>>>>
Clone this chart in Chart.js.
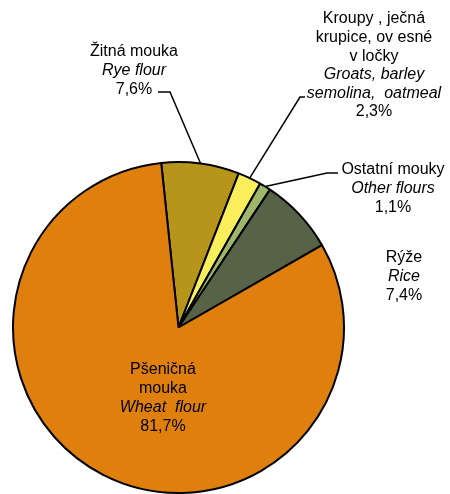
<!DOCTYPE html>
<html>
<head>
<meta charset="utf-8">
<script src="https://cdn.jsdelivr.net/npm/chart.js@4"></script>
<style>
  html, body { margin: 0; padding: 0; background: #fff; }
  #wrap { width: 450px; height: 494px; }
</style>
</head>
<body>
<div id="wrap"><canvas id="pieChart" width="450" height="494"></canvas></div>
<script>
// data
const categories = ["Žitná mouka", "Kroupy, ječná krupice, ovesné vločky", "Ostatní mouky", "Rýže", "Pšeničná mouka"];
const shares = [7.6, 2.3, 1.1, 7.4, 81.7];
const shareLabels = ["7,6%", "2,3%", "1,1%", "7,4%", "81,7%"];
const colors = ["#B7951B", "#F9EE5B", "#9EB66A", "#566347", "#DF7F0E"];

// label text blocks: [text, italic]
const labelLines = [
    [["Žitná mouka", false], ["Rye flour", true], [shareLabels[0], false]],
    [["Kroupy , ječná", false], ["krupice, ov esné", false], ["v ločky", false], ["Groats, barley", true], ["semolina,  oatmeal", true], [shareLabels[1], false]],
    [["Ostatní mouky", false], ["Other flours", true], [shareLabels[2], false]],
    [["Rýže", false], ["Rice", true], [shareLabels[3], false]],
    [["Pšeničná", false], ["mouka", false], ["Wheat  flour", true], [shareLabels[4], false]]
];

// label placement (centre x, first line y, line step) and leader elbows
const labelPos = [
    { x: 134, y: 52, step: 18.8, elbow: [170, 92], end: [158, 92] },
    { x: 374, y: 19, step: 18.6, elbow: [300, 97], end: [305, 97] },
    { x: 393, y: 170, step: 18.6, elbow: [327, 173], end: [338, 173] },
    { x: 404, y: 258, step: 18.6 },
    { x: 163, y: 370, step: 19 }
];

const labelPlugin = {
    id: "pieLabels",
    afterDatasetsDraw(chart) {
        const c = chart.ctx;
        const arcs = chart.getDatasetMeta(0).data;
        c.save();
        c.strokeStyle = "#000";
        c.lineWidth = 1.5;
        arcs.forEach((arc, i) => {
            const p = labelPos[i];
            if (!p.elbow) return;
            const a = arc.getProps(["x", "y", "startAngle", "endAngle", "outerRadius"], true);
            const mid = (a.startAngle + a.endAngle) / 2;
            const px = a.x + Math.cos(mid) * a.outerRadius;
            const py = a.y + Math.sin(mid) * a.outerRadius;
            c.beginPath();
            c.moveTo(px, py);
            c.lineTo(p.elbow[0], p.elbow[1]);
            c.lineTo(p.end[0], p.end[1]);
            c.stroke();
        });
        c.fillStyle = "#000";
        c.textAlign = "center";
        c.textBaseline = "middle";
        labelLines.forEach((lines, i) => {
            const p = labelPos[i];
            lines.forEach((ln, j) => {
                c.font = (ln[1] ? "italic " : "") + "16px 'Liberation Sans', Arial, sans-serif";
                c.fillText(ln[0], p.x, p.y + j * p.step);
            });
        });
        c.restore();
    }
};

new Chart(document.getElementById("pieChart"), {
    type: "pie",
    data: {
        labels: categories,
        datasets: [{
            data: shares,
            backgroundColor: colors,
            borderColor: "#000",
            borderWidth: 2
        }]
    },
    options: {
        responsive: false,
        animation: false,
        rotation: -6,
        layout: {
            padding: { left: 12, top: 161, right: 105, bottom: 0 }
        },
        plugins: {
            legend: { display: false },
            tooltip: { enabled: false }
        }
    },
    plugins: [labelPlugin]
});
</script>
</body>
</html>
<<<<
* **Written request**:
From start to finish, output the listing exactly, but omit its pictures.

* **Output of the exercise**:
Clone this chart in Chart.js.
<!DOCTYPE html>
<html>
<head>
<meta charset="utf-8">
<script src="https://cdn.jsdelivr.net/npm/chart.js@4"></script>
<style>
  html, body { margin: 0; padding: 0; background: #fff; }
  #wrap { width: 450px; height: 494px; }
</style>
</head>
<body>
<div id="wrap"><canvas id="pieChart" width="450" height="494"></canvas></div>
<script>
// data
const categories = ["Žitná mouka", "Kroupy, ječná krupice, ovesné vločky", "Ostatní mouky", "Rýže", "Pšeničná mouka"];
const shares = [7.6, 2.3, 1.1, 7.4, 81.7];
const shareLabels = ["7,6%", "2,3%", "1,1%", "7,4%", "81,7%"];
const colors = ["#B7951B", "#F9EE5B", "#9EB66A", "#566347", "#DF7F0E"];

// label text blocks: [text, italic]
const labelLines = [
    [["Žitná mouka", false], ["Rye flour", true], [shareLabels[0], false]],
    [["Kroupy , ječná", false], ["krupice, ov esné", false], ["v ločky", false], ["Groats, barley", true], ["semolina,  oatmeal", true], [shareLabels[1], false]],
    [["Ostatní mouky", false], ["Other flours", true], [shareLabels[2], false]],
    [["Rýže", false], ["Rice", true], [shareLabels[3], false]],
    [["Pšeničná", false], ["mouka", false], ["Wheat  flour", true], [shareLabels[4], false]]
];

// label placement (centre x, first line y, line step) and leader elbows
const labelPos = [
    { x: 134, y: 52, step: 18.8, elbow: [170, 92], end: [158, 92] },
    { x: 374, y: 19, step: 18.6, elbow: [300, 97], end: [305, 97] },
    { x: 393, y: 170, step: 18.6, elbow: [327, 173], end: [338, 173] },
    { x: 404, y: 258, step: 18.6 },
    { x: 163, y: 370, step: 19 }
];

const labelPlugin = {
    id: "pieLabels",
    afterDatasetsDraw(chart) {
        const c = chart.ctx;
        const arcs = chart.getDatasetMeta(0).data;
        c.save();
        c.strokeStyle = "#000";
        c.lineWidth = 1.5;
        arcs.forEach((arc, i) => {
            const p = labelPos[i];
            if (!p.elbow) return;
            const a = arc.getProps(["x", "y", "startAngle", "endAngle", "outerRadius"], true);
            const mid = (a.startAngle + a.endAngle) / 2;
            const px = a.x + Math.cos(mid) * a.outerRadius;
            const py = a.y + Math.sin(mid) * a.outerRadius;
            c.beginPath();
            c.moveTo(px, py);
            c.lineTo(p.elbow[0], p.elbow[1]);
            c.lineTo(p.end[0], p.end[1]);
            c.stroke();
        });
        c.fillStyle = "#000";
        c.textAlign = "center";
        c.textBaseline = "middle";
        labelLines.forEach((lines, i) => {
            const p = labelPos[i];
            lines.forEach((ln, j) => {
                c.font = (ln[1] ? "italic " : "") + "16px 'Liberation Sans', Arial, sans-serif";
                c.fillText(ln[0], p.x, p.y + j * p.step);
            });
        });
        c.restore();
    }
};

new Chart(document.getElementById("pieChart"), {
    type: "pie",
    data: {
        labels: categories,
        datasets: [{
            data: shares,
            backgroundColor: colors,
            borderColor: "#000",
            borderWidth: 2
        }]
    },
    options: {
        responsive: false,
        animation: false,
        rotation: -6,
        layout: {
            padding: { left: 12, top: 161, right: 105, bottom: 0 }
        },
        plugins: {
            legend: { display: false },
            tooltip: { enabled: false }
        }
    },
    plugins: [labelPlugin]
});
</script>
</body>
</html>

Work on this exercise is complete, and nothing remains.